What does this mean? For writers, immediate success with a first novel can be daunting. The second-novel-syndrome is still talked of in whispers! I can name several writers whose first novel came out in the 1990s and I've never seen another one from them since. Then we come back to the stars mentioned earlier - MJ and EP. How do you sustain success without it affecting your life and how you want to live? JK Rowling is being sued yet again by someone who seems (from the materials I've read) to have no real grounds whatsoever. Some would say that's the price of fame, but I wonder why it has to be? Why does being successful so often come with attached mad people who want to make you pay in some way?
And how do you sustain success? The pressure to produce doesn't become any easier when you have ten bestsellers behind you.
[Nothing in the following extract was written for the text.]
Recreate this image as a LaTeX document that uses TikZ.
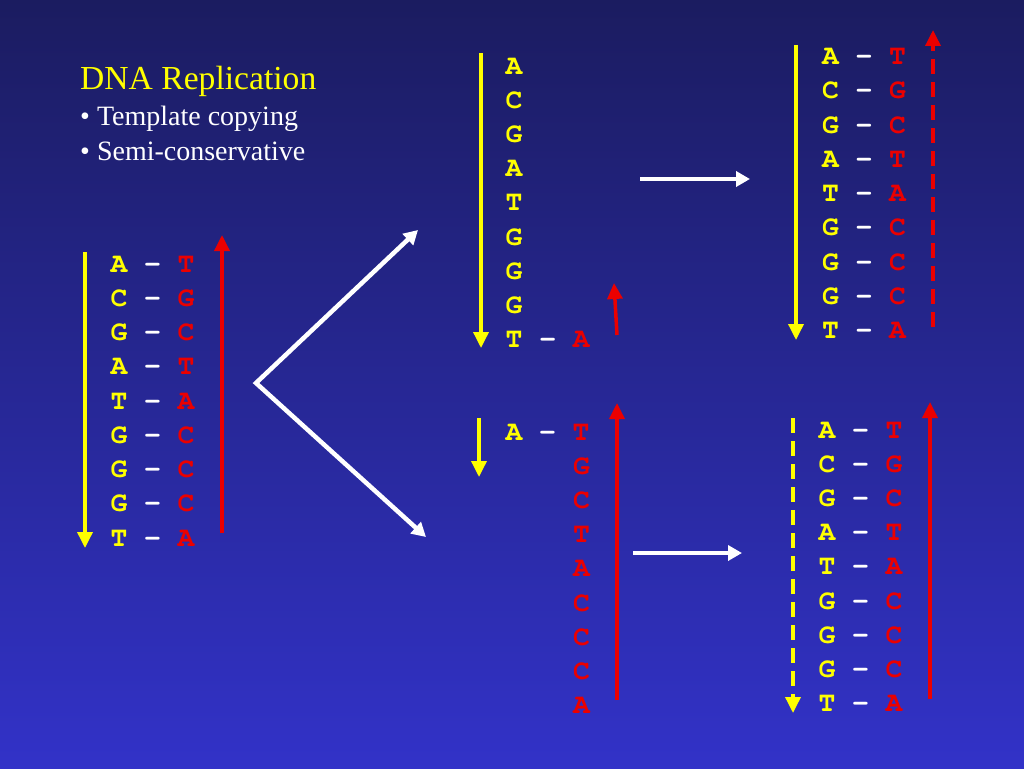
\documentclass[tikz,border=0pt]{standalone}
\usepackage{fontspec}
\setmainfont{Liberation Serif}
\setmonofont{texgyrecursor}[Extension=.otf,UprightFont=*-regular,BoldFont=*-bold]
\usetikzlibrary{arrows.meta}

\definecolor{bgtop}{RGB}{27,28,96}
\definecolor{bgbot}{RGB}{50,50,200}
\definecolor{ylw}{RGB}{255,255,0}
\definecolor{rd}{RGB}{235,0,0}

% one base pair: yellow base, white bond, red base
\newcommand{\bpair}[2]{\textcolor{ylw}{#1} - \textcolor{rd}{#2}}

\begin{document}
\begin{tikzpicture}[x=1pt,y=-1pt,>={Triangle[length=16pt,width=15pt]},
	base/.style={font=\fontsize{28}{34}\ttfamily\bfseries,text=white,anchor=base,inner sep=0pt},
	head/.style={font=\fontsize{33.6}{40}\selectfont,text=ylw,anchor=base west,inner sep=0pt},
	item/.style={font=\fontsize{28}{34}\selectfont,text=white,anchor=base west,inner sep=0pt},
	ystrand/.style={draw=ylw,line width=3.5pt,->},
	rstrand/.style={draw=rd,line width=3.5pt,->},
	newstrand/.style={dash pattern=on 15pt off 8pt},
	flow/.style={draw=white,line width=4.5pt,>={Triangle[length=14pt,width=15pt]}}]

\shade[top color=bgtop,bottom color=bgbot] (0,0) rectangle (1024,768);


\node[head] (title) at (80,89)  {DNA Replication};
\node[item] (item1) at (80,125) {• Template copying};
\node[item] (item2) at (80,160) {• Semi-conservative};


% parent molecule
\foreach \a/\b [count=\i from 0] in {A/T,C/G,G/C,A/T,T/A,G/C,G/C,G/C,T/A}
	\node[base] (m\i) at (152.5,272+34.25*\i) {\bpair{\a}{\b}};

\coordinate (m-y1) at (85,252);		\coordinate (m-y2) at (85,548);
\coordinate (m-r1) at (222,533);	\coordinate (m-r2) at (222,235);
\path (m-y1) edge[ystrand] (m-y2)
	(m-r1) edge[rstrand] (m-r2);


% upper copy, just begun
\foreach \a [count=\i from 0] in {A,C,G,A,T,G,G,G}
	\node[base,text=ylw] (u\i) at (514,74.5+34.1*\i) {\a};
\node[base] (u8) at (547.7,347.3) {\bpair{T}{A}};

\coordinate (u-y1) at (481,53);		\coordinate (u-y2) at (481,348);
\coordinate (u-r1) at (617,335);	\coordinate (u-r2) at (614,283);
\path (u-y1) edge[ystrand] (u-y2)
	(u-r1) edge[rstrand] (u-r2);


% lower copy, just begun
\node[base] (d0) at (547.5,440.5) {\bpair{A}{T}};
\foreach \b [count=\i from 1] in {G,C,T,A,C,C,C,A}
	\node[base,text=rd] (d\i) at (581.5,440.5+34.1*\i) {\b};

\coordinate (d-y1) at (479,418);	\coordinate (d-y2) at (479,477);
\coordinate (d-r1) at (617,700);	\coordinate (d-r2) at (617,403);
\path (d-y1) edge[ystrand] (d-y2)
	(d-r1) edge[rstrand] (d-r2);


% finished daughters
\foreach \a/\b [count=\i from 0] in {A/T,C/G,G/C,A/T,T/A,G/C,G/C,G/C,T/A}{
	\node[base] (t\i) at (864,64.5+34.25*\i) {\bpair{\a}{\b}};
	\node[base] (s\i) at (860.5,438.5+34.1*\i) {\bpair{\a}{\b}};
}

\coordinate (t-y1) at (796,45);		\coordinate (t-y2) at (796,340);
\coordinate (t-r1) at (933,327);	\coordinate (t-r2) at (933,30);
\coordinate (s-y1) at (793,418);	\coordinate (s-y2) at (793,713);
\coordinate (s-r1) at (930,699);	\coordinate (s-r2) at (930,402);
\path (t-y1) edge[ystrand] (t-y2)
	(t-r1) edge[rstrand,newstrand] (t-r2)
	(s-y1) edge[ystrand,newstrand] (s-y2)
	(s-r1) edge[rstrand] (s-r2);


% steps
\coordinate (fork) at (256,383);
\coordinate (fork-up) at (418,230);	\coordinate (fork-dn) at (426,537);
\coordinate (go-u1) at (640,179);	\coordinate (go-u2) at (750,179);
\coordinate (go-d1) at (633,553);	\coordinate (go-d2) at (742,553);
\draw[flow,<->,line join=miter] (fork-up) -- (fork) -- (fork-dn);
\path (go-u1) edge[flow,->] (go-u2)
	(go-d1) edge[flow,->] (go-d2);

\end{tikzpicture}
\end{document}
The operative word is behind, because in a few years those books may well be out of print, and with no new "products" to sell, what does an author do then? We seem to be swamped with comeback tours in Australia at the moment. Everyone from George Michael and Supertramp to Deep Purple and Daddy Cool. Maybe performers are lucky in that even if they're playing to two men and a dog, they're still out there doing what they love. Does it feel the same for an author to be writing if they're not being published?
Which brings me to another author I knew in the 1990s who stopped writing. He wrote literary fiction and short stories, and then penned a thriller that sold quite well. Not long after, he told me he was giving up writing. It was too hard. He couldn't make a living from it, and he didn't want to teach, nor did he want to keep living hand-to-mouth with a family on the way. So he stopped and went off to find a workable 9-5 job. I wonder how many authors secretly wish they could do that, or at least forget about the selling side of their books and just write for pure enjoyment again.
Finally, (yes, I have meandered a little here) I thought about my bank manager in 1993 who gave me a loan to buy my house. At that point I had had one collection of poetry published and won some short fiction prizes - there were no children's books in sight then! When he looked at what I was doing to earn money, and therefore pay back my loan, and saw the word author - which is what the Tax Office uses - he said, "Oh, you'll be working and earning money until you die then! Yes, you can have the loan." What faith the man had in me! Unlike many other bank managers who would probably have pushed me out the door with a resounding "NO!". Seventeen years later, and I don't think I'm in decline, nor have I peaked, I hope. What about you?